• [Set exercise] Transcribe the listing below from its opening line up to and including the line that contains "(0,0) rectangle (719,791);"; reproduce nothing else.

• [Information provided]

--

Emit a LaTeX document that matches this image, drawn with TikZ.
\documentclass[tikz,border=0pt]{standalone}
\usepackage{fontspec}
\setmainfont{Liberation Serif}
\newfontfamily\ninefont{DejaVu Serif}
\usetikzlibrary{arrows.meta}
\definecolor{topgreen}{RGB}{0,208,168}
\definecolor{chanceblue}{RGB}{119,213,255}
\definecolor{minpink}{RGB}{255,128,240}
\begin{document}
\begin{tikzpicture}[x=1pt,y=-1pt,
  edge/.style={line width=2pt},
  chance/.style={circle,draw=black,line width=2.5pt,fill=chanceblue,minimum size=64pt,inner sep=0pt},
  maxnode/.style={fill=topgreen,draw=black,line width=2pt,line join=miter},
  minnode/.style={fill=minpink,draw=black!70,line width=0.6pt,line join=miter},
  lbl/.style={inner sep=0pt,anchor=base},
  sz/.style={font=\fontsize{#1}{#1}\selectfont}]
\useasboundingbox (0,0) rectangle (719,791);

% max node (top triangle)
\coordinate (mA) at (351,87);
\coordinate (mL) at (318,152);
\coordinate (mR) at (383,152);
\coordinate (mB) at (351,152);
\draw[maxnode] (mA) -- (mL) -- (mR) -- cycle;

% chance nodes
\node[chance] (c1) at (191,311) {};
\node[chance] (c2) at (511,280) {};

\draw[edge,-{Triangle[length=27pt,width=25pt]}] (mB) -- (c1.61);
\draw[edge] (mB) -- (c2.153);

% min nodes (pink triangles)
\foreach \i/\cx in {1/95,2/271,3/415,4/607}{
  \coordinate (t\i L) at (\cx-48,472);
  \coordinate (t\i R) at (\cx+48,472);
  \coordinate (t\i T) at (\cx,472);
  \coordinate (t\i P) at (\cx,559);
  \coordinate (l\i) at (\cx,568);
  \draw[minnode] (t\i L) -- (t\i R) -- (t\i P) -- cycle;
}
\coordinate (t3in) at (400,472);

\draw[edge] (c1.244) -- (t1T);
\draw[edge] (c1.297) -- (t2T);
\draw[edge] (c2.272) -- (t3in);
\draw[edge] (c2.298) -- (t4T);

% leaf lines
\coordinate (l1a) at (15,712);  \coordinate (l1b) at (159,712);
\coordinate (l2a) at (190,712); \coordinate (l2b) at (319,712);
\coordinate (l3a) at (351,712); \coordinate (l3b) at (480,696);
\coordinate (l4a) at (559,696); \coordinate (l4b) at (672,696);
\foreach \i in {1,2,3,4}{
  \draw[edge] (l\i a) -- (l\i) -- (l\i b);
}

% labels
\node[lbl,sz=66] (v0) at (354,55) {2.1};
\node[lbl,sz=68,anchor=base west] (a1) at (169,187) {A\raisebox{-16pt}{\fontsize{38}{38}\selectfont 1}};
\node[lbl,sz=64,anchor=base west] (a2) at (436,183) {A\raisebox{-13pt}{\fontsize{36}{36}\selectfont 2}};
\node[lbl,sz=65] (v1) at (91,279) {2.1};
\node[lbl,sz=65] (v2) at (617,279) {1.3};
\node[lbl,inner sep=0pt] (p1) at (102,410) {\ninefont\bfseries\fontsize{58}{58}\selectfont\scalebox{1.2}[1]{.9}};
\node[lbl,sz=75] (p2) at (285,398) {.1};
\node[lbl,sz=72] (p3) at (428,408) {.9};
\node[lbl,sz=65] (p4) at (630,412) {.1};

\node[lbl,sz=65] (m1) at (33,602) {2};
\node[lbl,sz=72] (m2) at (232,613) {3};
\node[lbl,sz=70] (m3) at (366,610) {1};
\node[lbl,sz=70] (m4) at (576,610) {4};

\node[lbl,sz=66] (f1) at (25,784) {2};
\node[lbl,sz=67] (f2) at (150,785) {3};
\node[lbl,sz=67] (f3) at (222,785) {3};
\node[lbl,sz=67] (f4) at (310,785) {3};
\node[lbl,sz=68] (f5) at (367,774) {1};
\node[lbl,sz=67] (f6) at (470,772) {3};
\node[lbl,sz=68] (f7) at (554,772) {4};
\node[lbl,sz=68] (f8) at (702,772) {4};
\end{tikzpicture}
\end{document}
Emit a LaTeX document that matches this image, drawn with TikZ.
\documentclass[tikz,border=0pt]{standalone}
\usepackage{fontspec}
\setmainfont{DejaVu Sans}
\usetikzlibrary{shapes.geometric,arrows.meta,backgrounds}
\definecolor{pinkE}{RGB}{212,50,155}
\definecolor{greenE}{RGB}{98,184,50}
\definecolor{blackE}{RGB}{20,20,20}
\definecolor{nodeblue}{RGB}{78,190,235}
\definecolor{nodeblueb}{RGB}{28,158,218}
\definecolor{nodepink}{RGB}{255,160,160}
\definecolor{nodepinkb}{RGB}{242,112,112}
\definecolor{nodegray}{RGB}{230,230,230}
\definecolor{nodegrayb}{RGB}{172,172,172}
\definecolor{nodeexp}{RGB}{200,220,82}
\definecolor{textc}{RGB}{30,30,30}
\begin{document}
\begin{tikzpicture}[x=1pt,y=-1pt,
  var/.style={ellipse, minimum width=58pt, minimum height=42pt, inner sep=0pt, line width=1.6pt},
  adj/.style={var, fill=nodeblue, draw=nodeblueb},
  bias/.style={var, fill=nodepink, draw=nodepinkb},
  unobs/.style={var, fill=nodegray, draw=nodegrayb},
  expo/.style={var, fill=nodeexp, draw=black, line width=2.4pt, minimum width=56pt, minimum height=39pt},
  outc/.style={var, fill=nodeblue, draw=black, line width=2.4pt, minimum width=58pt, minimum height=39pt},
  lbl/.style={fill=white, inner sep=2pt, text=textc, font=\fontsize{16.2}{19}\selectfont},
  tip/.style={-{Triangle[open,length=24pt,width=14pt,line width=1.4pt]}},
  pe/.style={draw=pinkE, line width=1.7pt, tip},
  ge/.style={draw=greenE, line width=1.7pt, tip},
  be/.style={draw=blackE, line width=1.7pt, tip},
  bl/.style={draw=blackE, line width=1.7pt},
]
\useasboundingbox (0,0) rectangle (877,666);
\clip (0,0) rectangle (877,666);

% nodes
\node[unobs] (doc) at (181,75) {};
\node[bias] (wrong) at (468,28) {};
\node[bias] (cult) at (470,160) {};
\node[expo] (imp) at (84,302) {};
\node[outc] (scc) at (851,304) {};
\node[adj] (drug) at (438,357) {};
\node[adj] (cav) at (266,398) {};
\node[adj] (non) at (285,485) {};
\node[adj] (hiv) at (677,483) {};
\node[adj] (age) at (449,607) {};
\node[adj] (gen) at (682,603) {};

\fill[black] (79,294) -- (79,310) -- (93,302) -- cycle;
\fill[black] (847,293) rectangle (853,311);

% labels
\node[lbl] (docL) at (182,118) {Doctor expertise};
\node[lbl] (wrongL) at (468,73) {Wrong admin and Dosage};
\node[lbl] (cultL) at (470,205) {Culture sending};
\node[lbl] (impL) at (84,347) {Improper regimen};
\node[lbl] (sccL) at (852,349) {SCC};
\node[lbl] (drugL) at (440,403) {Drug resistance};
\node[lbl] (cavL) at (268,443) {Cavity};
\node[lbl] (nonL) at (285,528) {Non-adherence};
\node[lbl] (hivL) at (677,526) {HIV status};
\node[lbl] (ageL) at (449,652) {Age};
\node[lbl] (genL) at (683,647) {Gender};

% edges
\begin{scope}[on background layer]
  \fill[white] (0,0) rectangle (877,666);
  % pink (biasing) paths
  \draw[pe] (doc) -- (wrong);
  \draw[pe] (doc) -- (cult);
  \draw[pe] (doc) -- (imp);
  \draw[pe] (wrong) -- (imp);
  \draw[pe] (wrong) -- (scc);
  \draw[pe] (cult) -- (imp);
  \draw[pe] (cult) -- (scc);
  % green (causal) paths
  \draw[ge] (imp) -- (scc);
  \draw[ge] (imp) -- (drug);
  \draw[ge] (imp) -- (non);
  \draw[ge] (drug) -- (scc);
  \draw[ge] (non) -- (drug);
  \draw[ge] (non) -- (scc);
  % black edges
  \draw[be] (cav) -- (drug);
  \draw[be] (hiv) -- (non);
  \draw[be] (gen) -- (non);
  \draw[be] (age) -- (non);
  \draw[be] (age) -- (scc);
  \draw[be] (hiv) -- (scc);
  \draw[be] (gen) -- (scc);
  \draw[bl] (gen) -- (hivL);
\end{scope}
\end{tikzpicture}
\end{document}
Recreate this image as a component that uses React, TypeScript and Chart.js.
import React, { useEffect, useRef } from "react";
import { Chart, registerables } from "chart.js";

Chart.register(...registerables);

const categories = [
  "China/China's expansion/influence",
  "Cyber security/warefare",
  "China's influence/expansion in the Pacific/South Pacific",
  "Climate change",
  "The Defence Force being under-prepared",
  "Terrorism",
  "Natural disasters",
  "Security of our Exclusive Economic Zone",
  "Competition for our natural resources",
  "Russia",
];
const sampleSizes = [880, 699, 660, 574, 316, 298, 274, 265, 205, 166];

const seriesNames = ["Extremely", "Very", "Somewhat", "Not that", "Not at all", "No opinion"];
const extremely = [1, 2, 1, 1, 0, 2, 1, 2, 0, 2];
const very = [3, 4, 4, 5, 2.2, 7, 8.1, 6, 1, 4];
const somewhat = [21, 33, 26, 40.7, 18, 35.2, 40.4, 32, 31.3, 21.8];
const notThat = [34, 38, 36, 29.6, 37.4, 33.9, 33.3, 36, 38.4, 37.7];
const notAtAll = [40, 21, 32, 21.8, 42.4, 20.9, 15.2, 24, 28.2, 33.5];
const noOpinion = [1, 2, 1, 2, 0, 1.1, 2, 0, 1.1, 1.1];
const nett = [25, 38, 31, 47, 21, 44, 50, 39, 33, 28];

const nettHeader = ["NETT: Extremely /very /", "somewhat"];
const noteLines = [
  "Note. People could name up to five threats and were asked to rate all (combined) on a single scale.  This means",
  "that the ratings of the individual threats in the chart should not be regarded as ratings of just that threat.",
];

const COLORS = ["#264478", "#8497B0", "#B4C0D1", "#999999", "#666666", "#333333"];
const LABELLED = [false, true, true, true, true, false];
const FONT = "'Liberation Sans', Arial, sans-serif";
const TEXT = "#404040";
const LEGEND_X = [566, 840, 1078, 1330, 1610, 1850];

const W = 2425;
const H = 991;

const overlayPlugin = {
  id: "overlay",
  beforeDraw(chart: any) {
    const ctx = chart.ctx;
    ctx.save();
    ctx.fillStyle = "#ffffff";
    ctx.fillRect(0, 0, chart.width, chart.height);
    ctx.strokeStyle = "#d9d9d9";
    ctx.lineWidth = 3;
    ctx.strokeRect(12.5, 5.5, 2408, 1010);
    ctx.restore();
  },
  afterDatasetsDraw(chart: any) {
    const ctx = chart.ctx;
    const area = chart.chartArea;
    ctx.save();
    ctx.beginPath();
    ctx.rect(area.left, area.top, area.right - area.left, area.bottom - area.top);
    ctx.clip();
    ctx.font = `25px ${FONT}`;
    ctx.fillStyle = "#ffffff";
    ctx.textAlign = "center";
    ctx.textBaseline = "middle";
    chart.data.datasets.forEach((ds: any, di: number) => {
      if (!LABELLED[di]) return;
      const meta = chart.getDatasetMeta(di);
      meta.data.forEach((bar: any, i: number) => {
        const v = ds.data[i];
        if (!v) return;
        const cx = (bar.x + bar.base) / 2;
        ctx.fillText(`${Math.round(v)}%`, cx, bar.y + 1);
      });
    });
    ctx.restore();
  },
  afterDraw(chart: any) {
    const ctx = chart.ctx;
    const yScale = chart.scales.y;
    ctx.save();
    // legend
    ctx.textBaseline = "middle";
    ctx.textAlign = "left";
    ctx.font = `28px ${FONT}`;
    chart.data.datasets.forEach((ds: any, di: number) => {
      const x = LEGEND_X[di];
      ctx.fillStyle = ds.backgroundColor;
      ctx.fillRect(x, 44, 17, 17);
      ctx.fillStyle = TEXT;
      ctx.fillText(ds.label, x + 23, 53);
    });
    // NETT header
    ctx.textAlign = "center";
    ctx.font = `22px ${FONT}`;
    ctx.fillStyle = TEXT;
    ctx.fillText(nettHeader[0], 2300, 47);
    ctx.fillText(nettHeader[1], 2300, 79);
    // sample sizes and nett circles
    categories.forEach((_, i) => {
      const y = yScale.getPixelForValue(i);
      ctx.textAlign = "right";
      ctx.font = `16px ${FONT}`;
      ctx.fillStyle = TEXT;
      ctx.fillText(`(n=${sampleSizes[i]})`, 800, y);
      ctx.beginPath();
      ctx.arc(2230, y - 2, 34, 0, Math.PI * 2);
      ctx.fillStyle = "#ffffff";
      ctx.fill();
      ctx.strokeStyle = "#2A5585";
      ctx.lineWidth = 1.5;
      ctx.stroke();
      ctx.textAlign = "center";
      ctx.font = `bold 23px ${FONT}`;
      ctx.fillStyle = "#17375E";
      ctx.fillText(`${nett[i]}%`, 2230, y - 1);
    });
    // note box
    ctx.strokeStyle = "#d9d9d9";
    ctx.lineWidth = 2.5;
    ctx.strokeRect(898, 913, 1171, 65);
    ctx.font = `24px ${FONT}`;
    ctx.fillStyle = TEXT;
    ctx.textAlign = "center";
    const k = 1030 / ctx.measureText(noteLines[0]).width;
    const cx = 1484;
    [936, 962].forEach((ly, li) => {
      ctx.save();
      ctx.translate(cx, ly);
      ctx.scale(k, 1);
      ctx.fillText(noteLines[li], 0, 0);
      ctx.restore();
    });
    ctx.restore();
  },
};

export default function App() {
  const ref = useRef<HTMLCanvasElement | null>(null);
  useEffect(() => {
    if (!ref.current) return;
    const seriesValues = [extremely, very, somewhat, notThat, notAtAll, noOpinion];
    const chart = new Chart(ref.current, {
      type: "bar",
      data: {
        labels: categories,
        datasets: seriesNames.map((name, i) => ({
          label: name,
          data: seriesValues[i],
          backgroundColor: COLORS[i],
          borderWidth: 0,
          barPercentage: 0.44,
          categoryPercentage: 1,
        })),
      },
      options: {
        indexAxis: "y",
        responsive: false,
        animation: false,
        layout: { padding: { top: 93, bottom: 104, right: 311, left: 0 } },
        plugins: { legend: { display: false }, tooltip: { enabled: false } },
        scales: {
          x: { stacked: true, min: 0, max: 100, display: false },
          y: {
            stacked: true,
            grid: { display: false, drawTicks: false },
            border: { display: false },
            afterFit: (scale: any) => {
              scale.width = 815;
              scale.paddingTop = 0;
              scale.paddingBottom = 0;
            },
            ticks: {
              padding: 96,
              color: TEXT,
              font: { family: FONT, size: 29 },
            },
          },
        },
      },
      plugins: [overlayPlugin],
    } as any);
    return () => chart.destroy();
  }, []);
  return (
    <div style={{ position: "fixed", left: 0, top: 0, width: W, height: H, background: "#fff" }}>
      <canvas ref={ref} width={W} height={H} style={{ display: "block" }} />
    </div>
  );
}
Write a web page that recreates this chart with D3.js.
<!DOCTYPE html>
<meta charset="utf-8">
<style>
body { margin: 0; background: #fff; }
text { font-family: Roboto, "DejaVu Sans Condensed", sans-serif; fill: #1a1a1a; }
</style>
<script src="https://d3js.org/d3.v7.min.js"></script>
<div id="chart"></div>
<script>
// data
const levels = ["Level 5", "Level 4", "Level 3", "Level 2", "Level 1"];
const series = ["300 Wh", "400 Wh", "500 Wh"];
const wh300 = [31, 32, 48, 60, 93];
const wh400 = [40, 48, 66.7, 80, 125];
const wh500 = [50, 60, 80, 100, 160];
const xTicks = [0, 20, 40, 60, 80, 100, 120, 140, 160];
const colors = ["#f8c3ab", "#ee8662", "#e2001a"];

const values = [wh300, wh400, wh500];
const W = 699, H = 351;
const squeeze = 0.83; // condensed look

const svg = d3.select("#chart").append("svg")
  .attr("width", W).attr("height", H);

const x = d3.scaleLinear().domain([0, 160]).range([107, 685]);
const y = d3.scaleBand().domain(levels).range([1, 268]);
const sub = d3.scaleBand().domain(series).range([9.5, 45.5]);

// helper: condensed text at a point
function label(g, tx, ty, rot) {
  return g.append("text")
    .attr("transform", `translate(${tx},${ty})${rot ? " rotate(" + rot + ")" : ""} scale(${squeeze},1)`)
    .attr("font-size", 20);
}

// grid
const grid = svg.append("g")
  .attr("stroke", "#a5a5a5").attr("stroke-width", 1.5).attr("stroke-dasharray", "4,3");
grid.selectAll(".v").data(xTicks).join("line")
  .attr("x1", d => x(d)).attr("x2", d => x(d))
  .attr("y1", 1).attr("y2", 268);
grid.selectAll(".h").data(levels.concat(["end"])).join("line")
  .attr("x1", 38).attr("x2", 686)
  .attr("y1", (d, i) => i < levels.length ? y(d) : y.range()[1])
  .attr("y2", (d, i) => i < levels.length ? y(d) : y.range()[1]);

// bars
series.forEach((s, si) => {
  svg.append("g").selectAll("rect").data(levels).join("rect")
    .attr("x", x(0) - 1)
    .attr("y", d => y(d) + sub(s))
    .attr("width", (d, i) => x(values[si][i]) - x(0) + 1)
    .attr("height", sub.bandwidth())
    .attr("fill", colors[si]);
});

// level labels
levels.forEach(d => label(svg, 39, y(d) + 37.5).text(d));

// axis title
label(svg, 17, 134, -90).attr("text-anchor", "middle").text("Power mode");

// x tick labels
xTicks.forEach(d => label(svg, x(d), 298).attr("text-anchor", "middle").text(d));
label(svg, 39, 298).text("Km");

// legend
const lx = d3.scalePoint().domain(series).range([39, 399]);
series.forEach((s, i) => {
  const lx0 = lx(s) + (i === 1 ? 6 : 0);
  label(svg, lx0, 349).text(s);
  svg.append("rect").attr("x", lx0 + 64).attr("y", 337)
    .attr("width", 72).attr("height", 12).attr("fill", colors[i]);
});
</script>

--

• [Full answer]
Emit a LaTeX document that matches this image, drawn with TikZ.
\documentclass[tikz,border=0pt]{standalone}
\usepackage{fontspec}
\setmainfont{Liberation Serif}
\newfontfamily\ninefont{DejaVu Serif}
\usetikzlibrary{arrows.meta}
\definecolor{topgreen}{RGB}{0,208,168}
\definecolor{chanceblue}{RGB}{119,213,255}
\definecolor{minpink}{RGB}{255,128,240}
\begin{document}
\begin{tikzpicture}[x=1pt,y=-1pt,
  edge/.style={line width=2pt},
  chance/.style={circle,draw=black,line width=2.5pt,fill=chanceblue,minimum size=64pt,inner sep=0pt},
  maxnode/.style={fill=topgreen,draw=black,line width=2pt,line join=miter},
  minnode/.style={fill=minpink,draw=black!70,line width=0.6pt,line join=miter},
  lbl/.style={inner sep=0pt,anchor=base},
  sz/.style={font=\fontsize{#1}{#1}\selectfont}]
\useasboundingbox (0,0) rectangle (719,791);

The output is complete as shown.